Exercise description =
Nothing outside the lines from the one containing "Recreate this image" down to the one containing "yticks = [10.0, 5.0, 0.0, -5.0, -10.0, -15.0]" belongs in the copy; print that span exactly, both ends included, with pictures removed.

== Input material

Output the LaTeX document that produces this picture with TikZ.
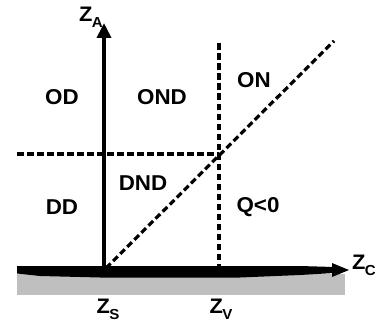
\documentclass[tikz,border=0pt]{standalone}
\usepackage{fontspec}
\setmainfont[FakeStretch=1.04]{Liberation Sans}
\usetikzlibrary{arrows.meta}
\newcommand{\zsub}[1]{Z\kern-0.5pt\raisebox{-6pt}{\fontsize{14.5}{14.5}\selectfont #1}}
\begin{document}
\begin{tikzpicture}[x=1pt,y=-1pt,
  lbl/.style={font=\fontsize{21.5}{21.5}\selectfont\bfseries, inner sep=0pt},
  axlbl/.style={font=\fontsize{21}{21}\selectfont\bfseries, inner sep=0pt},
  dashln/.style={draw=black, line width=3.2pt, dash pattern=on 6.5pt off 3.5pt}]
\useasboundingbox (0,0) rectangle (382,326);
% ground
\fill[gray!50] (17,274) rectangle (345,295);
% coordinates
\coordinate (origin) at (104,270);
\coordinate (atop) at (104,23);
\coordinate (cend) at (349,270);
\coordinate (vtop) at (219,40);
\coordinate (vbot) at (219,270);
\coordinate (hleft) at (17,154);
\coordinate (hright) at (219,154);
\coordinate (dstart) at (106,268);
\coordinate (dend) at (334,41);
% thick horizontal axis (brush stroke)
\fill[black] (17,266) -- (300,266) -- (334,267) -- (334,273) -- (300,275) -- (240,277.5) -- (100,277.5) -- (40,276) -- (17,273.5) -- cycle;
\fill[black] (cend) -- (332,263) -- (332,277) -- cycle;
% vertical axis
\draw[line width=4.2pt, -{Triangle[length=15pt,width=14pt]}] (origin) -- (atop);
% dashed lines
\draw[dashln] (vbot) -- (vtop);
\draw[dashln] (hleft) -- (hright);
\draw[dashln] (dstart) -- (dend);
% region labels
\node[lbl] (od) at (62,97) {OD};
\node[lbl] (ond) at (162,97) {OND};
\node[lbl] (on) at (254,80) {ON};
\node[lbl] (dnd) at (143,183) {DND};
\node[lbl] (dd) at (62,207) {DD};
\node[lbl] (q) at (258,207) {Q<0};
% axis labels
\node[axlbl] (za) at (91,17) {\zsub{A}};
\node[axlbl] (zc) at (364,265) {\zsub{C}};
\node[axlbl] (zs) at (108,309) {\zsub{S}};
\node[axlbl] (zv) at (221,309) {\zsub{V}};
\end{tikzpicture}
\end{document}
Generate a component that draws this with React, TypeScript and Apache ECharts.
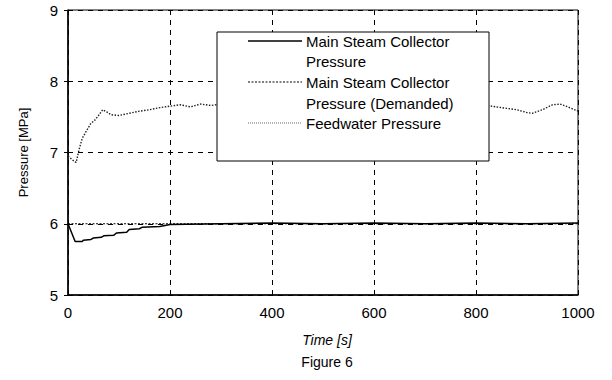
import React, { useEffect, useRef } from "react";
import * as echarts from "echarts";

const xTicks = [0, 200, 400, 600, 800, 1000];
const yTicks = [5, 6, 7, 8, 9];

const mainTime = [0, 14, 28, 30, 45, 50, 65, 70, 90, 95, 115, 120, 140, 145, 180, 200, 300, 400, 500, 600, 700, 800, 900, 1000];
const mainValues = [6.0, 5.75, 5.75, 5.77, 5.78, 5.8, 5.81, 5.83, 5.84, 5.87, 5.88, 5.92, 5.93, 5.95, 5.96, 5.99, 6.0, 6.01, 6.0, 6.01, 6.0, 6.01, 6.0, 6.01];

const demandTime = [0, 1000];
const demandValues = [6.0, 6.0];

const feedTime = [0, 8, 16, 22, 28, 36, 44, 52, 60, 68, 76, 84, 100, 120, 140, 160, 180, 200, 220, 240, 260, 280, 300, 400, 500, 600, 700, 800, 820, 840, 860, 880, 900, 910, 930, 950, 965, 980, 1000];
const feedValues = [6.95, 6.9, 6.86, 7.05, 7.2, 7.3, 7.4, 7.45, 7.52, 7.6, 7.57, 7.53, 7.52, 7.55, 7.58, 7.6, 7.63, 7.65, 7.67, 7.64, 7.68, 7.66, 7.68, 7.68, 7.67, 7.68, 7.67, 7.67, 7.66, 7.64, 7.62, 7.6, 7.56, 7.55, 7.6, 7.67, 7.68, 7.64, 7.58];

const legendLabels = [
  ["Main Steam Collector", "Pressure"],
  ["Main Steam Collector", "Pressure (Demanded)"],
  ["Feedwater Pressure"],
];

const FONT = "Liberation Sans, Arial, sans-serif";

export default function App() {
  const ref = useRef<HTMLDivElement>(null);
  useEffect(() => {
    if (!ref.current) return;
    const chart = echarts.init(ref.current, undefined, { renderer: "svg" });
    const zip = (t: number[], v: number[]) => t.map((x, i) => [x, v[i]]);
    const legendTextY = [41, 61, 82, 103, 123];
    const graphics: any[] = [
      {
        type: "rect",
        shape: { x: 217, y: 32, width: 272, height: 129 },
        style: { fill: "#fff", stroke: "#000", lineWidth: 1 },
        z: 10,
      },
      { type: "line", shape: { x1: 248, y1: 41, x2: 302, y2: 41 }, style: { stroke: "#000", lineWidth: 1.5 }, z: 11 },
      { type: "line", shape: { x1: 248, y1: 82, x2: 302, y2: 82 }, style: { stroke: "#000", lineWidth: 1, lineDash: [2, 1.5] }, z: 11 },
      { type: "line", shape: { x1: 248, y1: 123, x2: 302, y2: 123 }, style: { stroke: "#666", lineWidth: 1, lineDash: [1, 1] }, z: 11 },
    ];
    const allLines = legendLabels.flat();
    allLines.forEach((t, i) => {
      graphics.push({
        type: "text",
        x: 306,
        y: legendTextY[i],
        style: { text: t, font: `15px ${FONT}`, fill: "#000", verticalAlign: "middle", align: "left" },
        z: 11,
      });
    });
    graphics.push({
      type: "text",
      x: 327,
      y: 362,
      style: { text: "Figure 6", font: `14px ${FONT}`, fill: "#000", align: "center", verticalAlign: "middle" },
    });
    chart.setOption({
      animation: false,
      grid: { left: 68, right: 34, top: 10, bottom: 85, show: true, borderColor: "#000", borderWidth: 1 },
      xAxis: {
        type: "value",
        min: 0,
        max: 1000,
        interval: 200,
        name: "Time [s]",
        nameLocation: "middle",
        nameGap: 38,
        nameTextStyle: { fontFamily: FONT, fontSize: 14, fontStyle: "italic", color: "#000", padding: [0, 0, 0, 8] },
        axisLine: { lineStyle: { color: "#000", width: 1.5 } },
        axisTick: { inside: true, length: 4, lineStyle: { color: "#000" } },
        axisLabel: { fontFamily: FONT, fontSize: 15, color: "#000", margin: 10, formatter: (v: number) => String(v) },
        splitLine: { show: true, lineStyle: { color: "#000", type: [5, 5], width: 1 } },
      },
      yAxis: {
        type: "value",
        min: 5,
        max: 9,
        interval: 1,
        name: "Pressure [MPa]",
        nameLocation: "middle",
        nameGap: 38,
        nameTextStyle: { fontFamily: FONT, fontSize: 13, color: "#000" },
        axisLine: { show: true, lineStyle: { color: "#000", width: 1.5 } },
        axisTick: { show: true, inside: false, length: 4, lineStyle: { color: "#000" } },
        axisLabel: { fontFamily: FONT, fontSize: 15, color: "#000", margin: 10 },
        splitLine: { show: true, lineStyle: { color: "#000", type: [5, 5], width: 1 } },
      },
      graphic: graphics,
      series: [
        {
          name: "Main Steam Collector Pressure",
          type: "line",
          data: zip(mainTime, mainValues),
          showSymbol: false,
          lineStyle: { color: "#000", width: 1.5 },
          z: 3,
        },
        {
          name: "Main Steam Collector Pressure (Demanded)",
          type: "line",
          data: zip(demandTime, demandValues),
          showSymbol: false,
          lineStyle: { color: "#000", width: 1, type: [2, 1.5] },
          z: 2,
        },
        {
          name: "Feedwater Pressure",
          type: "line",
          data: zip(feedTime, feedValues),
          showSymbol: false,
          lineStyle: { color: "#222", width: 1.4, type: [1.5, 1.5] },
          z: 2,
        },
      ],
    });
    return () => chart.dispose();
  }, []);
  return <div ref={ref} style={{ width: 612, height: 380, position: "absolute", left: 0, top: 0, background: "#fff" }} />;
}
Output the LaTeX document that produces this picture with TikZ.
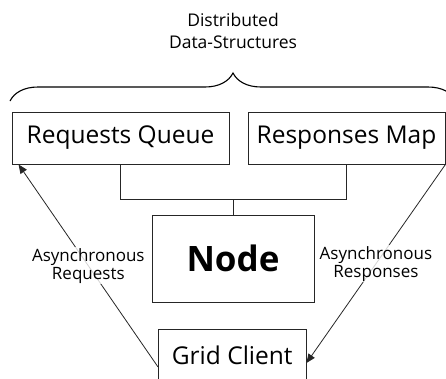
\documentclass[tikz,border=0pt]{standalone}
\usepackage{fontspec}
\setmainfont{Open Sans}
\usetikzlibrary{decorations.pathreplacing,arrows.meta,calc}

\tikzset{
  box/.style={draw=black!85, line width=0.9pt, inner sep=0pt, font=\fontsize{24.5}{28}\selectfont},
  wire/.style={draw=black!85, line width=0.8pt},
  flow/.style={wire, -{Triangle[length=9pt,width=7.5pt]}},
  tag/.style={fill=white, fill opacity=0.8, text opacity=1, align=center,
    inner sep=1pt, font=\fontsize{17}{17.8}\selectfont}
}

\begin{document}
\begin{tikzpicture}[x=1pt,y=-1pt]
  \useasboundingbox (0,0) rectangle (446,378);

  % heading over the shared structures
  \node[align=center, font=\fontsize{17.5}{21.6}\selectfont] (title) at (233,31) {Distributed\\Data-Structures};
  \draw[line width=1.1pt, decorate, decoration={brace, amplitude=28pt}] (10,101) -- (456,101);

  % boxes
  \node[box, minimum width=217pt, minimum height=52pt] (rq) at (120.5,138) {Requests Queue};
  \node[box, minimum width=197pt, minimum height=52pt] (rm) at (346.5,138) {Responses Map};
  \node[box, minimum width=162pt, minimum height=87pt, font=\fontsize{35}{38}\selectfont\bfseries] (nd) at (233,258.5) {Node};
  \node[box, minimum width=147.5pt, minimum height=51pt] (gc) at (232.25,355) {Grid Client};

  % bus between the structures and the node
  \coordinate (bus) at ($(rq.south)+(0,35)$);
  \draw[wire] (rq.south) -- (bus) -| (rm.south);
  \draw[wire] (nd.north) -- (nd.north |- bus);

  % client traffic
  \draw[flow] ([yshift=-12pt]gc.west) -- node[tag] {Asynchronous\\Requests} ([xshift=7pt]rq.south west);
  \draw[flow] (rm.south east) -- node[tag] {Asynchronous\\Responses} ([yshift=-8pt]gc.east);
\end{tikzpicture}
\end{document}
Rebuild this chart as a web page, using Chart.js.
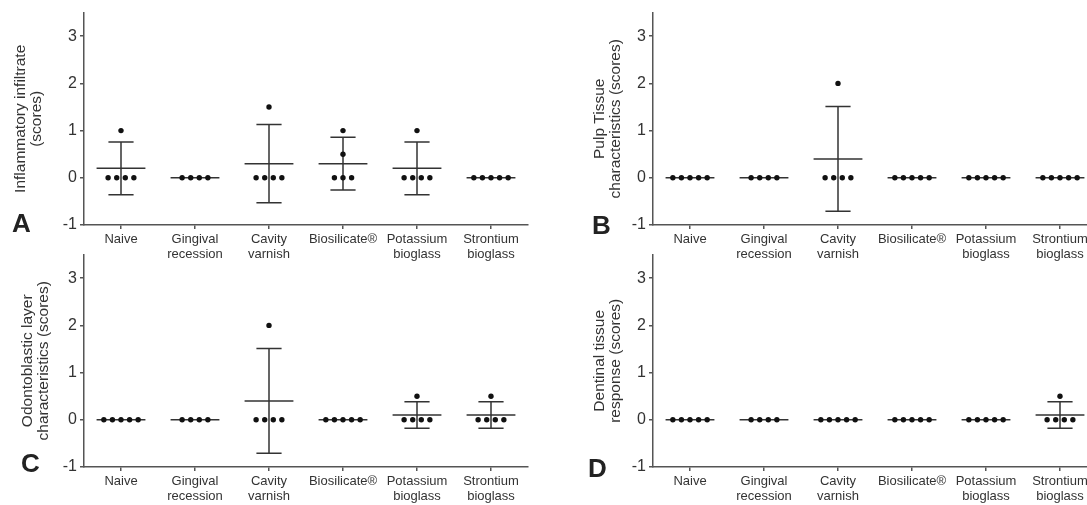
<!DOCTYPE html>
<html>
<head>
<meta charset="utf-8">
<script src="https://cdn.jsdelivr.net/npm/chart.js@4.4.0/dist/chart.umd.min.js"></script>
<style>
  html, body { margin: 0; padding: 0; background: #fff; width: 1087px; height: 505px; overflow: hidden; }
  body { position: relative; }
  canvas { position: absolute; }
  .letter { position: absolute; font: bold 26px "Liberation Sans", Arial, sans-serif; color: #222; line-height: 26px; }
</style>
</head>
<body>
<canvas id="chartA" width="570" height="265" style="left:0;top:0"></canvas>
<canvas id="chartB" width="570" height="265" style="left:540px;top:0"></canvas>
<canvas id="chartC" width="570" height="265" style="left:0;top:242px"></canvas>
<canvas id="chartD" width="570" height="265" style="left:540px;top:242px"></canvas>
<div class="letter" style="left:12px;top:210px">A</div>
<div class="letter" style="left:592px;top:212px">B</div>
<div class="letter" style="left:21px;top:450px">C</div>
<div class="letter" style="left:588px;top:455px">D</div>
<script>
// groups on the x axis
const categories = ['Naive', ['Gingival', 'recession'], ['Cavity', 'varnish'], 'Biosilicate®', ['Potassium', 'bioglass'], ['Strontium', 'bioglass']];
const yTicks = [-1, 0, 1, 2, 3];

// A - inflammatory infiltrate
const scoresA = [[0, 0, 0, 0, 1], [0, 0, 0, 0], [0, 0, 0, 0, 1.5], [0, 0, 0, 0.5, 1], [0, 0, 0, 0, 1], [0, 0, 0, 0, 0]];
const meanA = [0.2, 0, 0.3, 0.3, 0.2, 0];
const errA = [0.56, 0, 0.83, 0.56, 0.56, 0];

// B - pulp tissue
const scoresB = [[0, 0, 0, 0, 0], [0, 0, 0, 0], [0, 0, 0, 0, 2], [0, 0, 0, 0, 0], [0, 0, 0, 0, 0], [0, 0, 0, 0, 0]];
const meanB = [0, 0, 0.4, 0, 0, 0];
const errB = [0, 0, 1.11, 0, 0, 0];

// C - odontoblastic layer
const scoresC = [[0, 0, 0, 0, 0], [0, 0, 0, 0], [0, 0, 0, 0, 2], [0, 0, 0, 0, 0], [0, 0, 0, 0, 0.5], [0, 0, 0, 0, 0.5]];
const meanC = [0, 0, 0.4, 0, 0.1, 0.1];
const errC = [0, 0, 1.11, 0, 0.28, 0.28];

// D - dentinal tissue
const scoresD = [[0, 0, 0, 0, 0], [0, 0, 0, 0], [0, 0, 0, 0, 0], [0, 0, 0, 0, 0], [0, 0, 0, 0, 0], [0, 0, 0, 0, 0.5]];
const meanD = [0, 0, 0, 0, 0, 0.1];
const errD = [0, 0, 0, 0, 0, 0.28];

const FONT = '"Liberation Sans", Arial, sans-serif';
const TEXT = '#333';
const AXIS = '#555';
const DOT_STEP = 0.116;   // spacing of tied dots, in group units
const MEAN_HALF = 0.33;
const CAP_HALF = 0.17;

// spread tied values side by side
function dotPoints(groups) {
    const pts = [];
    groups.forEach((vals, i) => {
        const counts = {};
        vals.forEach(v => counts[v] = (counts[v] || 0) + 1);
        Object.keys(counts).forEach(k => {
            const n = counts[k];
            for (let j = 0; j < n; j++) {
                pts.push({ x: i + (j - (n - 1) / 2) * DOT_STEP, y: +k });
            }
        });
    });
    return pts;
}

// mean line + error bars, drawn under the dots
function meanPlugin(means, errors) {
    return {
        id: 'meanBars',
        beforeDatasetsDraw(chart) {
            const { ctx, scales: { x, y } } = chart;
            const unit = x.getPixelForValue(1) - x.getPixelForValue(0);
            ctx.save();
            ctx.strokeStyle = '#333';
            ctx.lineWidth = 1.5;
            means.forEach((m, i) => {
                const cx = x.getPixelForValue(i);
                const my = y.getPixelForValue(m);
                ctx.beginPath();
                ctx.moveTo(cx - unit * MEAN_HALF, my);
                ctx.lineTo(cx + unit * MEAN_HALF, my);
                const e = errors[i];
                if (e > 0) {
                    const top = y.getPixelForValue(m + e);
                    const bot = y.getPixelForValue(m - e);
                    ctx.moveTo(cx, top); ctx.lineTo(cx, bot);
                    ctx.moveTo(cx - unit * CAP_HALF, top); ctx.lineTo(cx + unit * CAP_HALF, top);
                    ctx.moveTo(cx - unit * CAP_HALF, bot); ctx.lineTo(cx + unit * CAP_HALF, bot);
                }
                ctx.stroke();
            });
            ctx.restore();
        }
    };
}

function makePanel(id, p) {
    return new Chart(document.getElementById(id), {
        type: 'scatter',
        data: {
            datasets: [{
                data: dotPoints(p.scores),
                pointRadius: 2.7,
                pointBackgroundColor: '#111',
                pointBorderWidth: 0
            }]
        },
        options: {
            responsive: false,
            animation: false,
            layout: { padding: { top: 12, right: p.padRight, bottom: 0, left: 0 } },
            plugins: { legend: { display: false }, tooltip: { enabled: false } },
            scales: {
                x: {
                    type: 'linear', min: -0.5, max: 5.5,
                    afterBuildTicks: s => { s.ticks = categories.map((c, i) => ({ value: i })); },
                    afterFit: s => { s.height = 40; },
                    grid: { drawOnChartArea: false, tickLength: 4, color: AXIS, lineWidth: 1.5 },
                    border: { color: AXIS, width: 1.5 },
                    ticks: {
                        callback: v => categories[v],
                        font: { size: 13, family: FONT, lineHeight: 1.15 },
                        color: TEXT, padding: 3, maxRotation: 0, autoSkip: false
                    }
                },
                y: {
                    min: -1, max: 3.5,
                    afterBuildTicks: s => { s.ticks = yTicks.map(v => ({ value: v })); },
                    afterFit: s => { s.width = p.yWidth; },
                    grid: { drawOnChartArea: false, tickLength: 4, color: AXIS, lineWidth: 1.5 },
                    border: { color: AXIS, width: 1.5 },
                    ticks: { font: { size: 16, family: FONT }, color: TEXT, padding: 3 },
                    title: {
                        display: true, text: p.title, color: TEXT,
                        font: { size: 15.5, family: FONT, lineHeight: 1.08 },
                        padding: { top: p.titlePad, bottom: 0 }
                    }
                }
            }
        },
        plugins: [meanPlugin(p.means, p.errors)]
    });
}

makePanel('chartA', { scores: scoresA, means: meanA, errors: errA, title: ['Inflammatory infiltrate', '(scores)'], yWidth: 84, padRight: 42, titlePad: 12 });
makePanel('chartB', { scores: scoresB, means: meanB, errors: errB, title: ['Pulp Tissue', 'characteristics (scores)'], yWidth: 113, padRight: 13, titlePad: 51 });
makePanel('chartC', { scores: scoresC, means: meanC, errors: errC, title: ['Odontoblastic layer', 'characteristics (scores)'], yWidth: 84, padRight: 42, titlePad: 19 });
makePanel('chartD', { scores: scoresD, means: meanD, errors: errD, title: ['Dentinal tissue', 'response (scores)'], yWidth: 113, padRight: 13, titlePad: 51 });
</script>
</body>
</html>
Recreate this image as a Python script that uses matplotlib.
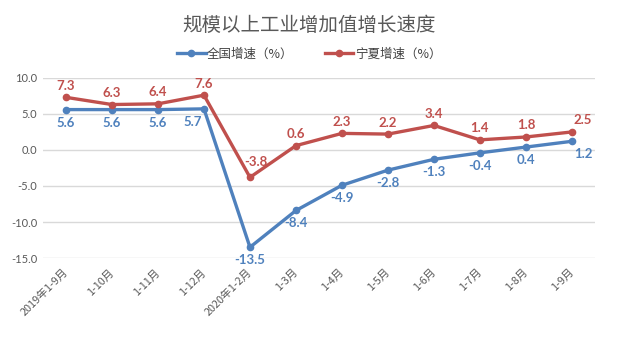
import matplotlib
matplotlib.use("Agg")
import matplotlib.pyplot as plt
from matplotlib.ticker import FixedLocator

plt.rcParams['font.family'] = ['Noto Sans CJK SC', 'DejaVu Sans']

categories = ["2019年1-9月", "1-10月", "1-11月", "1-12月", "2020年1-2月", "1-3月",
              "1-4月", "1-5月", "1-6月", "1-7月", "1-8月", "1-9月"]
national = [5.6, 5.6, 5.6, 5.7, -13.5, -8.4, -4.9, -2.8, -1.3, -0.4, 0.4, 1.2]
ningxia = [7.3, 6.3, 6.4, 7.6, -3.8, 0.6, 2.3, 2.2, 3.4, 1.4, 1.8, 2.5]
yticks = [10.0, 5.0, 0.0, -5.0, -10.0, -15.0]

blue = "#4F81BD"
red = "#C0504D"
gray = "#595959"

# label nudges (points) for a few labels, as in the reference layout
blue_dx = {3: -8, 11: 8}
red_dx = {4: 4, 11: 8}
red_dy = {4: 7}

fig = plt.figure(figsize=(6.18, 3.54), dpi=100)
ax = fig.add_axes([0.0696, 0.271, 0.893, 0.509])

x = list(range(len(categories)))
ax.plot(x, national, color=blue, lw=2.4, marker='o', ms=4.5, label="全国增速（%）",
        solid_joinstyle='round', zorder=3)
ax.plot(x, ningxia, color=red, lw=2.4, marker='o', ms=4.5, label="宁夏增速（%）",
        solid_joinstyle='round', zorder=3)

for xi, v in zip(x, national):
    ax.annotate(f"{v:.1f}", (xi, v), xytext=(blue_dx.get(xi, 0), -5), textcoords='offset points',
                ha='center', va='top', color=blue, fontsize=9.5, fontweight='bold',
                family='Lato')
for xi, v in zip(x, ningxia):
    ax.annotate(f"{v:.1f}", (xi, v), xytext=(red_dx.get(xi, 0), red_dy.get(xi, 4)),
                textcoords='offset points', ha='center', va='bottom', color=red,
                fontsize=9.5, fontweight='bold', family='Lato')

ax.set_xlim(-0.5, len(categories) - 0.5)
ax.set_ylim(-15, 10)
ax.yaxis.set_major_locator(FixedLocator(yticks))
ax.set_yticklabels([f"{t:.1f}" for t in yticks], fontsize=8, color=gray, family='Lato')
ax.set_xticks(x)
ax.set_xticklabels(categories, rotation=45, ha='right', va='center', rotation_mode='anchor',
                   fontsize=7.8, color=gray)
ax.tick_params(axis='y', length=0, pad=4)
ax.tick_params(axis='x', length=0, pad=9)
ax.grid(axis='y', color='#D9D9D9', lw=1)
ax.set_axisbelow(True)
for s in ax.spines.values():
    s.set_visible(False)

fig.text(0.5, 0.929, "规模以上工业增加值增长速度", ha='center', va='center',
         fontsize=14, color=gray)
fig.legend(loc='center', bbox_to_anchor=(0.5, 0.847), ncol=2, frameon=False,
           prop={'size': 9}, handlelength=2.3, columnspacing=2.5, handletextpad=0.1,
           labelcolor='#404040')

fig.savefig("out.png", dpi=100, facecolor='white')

====

Expected answer =
Recreate this image as a Python script that uses matplotlib.
import matplotlib
matplotlib.use("Agg")
import matplotlib.pyplot as plt
from matplotlib.ticker import FixedLocator

plt.rcParams['font.family'] = ['Noto Sans CJK SC', 'DejaVu Sans']

categories = ["2019年1-9月", "1-10月", "1-11月", "1-12月", "2020年1-2月", "1-3月",
              "1-4月", "1-5月", "1-6月", "1-7月", "1-8月", "1-9月"]
national = [5.6, 5.6, 5.6, 5.7, -13.5, -8.4, -4.9, -2.8, -1.3, -0.4, 0.4, 1.2]
ningxia = [7.3, 6.3, 6.4, 7.6, -3.8, 0.6, 2.3, 2.2, 3.4, 1.4, 1.8, 2.5]
yticks = [10.0, 5.0, 0.0, -5.0, -10.0, -15.0]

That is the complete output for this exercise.